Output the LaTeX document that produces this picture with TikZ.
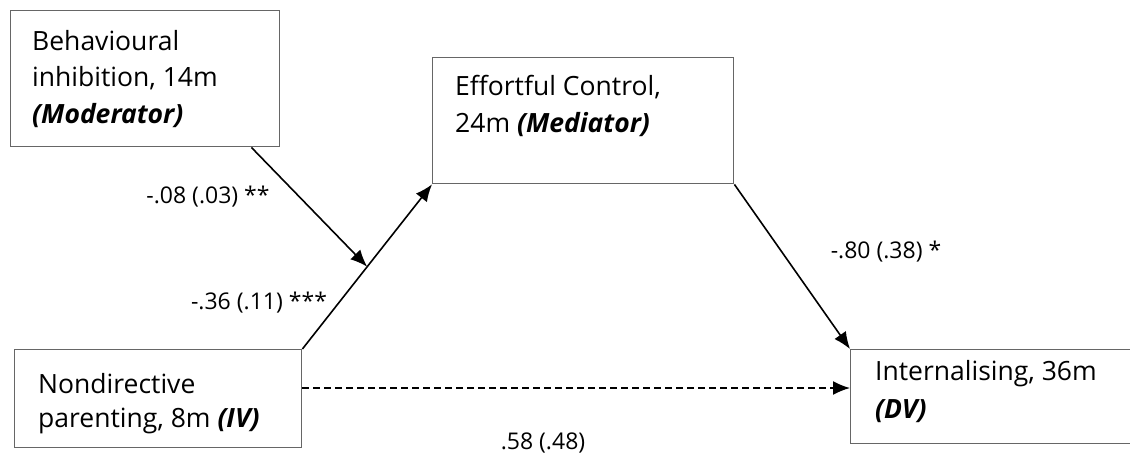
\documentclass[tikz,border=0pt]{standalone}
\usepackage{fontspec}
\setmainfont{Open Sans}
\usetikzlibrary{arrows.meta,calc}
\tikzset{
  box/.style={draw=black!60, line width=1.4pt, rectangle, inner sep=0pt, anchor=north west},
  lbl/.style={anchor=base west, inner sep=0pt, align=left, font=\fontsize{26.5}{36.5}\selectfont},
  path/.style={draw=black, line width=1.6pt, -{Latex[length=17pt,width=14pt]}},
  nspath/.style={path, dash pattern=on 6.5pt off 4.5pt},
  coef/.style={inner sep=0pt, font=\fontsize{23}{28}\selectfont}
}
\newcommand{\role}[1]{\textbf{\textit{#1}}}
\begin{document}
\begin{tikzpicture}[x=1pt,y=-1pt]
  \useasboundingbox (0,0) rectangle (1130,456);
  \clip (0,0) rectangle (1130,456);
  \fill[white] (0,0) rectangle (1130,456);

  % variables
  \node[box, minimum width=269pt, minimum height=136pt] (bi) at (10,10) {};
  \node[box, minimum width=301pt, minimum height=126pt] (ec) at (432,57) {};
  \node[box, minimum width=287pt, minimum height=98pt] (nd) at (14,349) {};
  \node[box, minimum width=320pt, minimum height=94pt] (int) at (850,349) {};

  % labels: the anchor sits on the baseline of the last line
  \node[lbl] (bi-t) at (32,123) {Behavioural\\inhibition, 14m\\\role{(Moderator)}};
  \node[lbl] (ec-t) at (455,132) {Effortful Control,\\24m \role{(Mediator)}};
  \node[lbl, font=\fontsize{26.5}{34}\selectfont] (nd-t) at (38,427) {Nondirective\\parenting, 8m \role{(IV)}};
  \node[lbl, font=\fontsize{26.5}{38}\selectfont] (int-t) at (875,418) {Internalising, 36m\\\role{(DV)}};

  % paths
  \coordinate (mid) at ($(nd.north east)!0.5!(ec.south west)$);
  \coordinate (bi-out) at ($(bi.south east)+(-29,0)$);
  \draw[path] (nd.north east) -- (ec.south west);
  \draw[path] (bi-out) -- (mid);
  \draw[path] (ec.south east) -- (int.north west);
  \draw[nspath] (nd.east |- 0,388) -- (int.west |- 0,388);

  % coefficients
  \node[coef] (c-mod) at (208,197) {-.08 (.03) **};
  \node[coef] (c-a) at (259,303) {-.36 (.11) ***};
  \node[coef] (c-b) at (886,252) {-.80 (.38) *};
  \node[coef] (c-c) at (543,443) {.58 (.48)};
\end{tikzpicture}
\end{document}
· · · ·
All of the lines above should be printed exactly, minus the pictures.

Output the LaTeX document that produces this picture with TikZ.
\documentclass[tikz,border=0pt]{standalone}
\usepackage{fontspec}
\setmainfont{Open Sans}
\usetikzlibrary{arrows.meta,calc}
\tikzset{
  box/.style={draw=black!60, line width=1.4pt, rectangle, inner sep=0pt, anchor=north west},
  lbl/.style={anchor=base west, inner sep=0pt, align=left, font=\fontsize{26.5}{36.5}\selectfont},
  path/.style={draw=black, line width=1.6pt, -{Latex[length=17pt,width=14pt]}},
  nspath/.style={path, dash pattern=on 6.5pt off 4.5pt},
  coef/.style={inner sep=0pt, font=\fontsize{23}{28}\selectfont}
}
\newcommand{\role}[1]{\textbf{\textit{#1}}}
\begin{document}
\begin{tikzpicture}[x=1pt,y=-1pt]
  \useasboundingbox (0,0) rectangle (1130,456);
  \clip (0,0) rectangle (1130,456);
  \fill[white] (0,0) rectangle (1130,456);

  % variables
  \node[box, minimum width=269pt, minimum height=136pt] (bi) at (10,10) {};
  \node[box, minimum width=301pt, minimum height=126pt] (ec) at (432,57) {};
  \node[box, minimum width=287pt, minimum height=98pt] (nd) at (14,349) {};
  \node[box, minimum width=320pt, minimum height=94pt] (int) at (850,349) {};

  % labels: the anchor sits on the baseline of the last line
  \node[lbl] (bi-t) at (32,123) {Behavioural\\inhibition, 14m\\\role{(Moderator)}};
  \node[lbl] (ec-t) at (455,132) {Effortful Control,\\24m \role{(Mediator)}};
  \node[lbl, font=\fontsize{26.5}{34}\selectfont] (nd-t) at (38,427) {Nondirective\\parenting, 8m \role{(IV)}};
  \node[lbl, font=\fontsize{26.5}{38}\selectfont] (int-t) at (875,418) {Internalising, 36m\\\role{(DV)}};

  % paths
  \coordinate (mid) at ($(nd.north east)!0.5!(ec.south west)$);
  \coordinate (bi-out) at ($(bi.south east)+(-29,0)$);
  \draw[path] (nd.north east) -- (ec.south west);
  \draw[path] (bi-out) -- (mid);
  \draw[path] (ec.south east) -- (int.north west);
  \draw[nspath] (nd.east |- 0,388) -- (int.west |- 0,388);

  % coefficients
  \node[coef] (c-mod) at (208,197) {-.08 (.03) **};
  \node[coef] (c-a) at (259,303) {-.36 (.11) ***};
  \node[coef] (c-b) at (886,252) {-.80 (.38) *};
  \node[coef] (c-c) at (543,443) {.58 (.48)};
\end{tikzpicture}
\end{document}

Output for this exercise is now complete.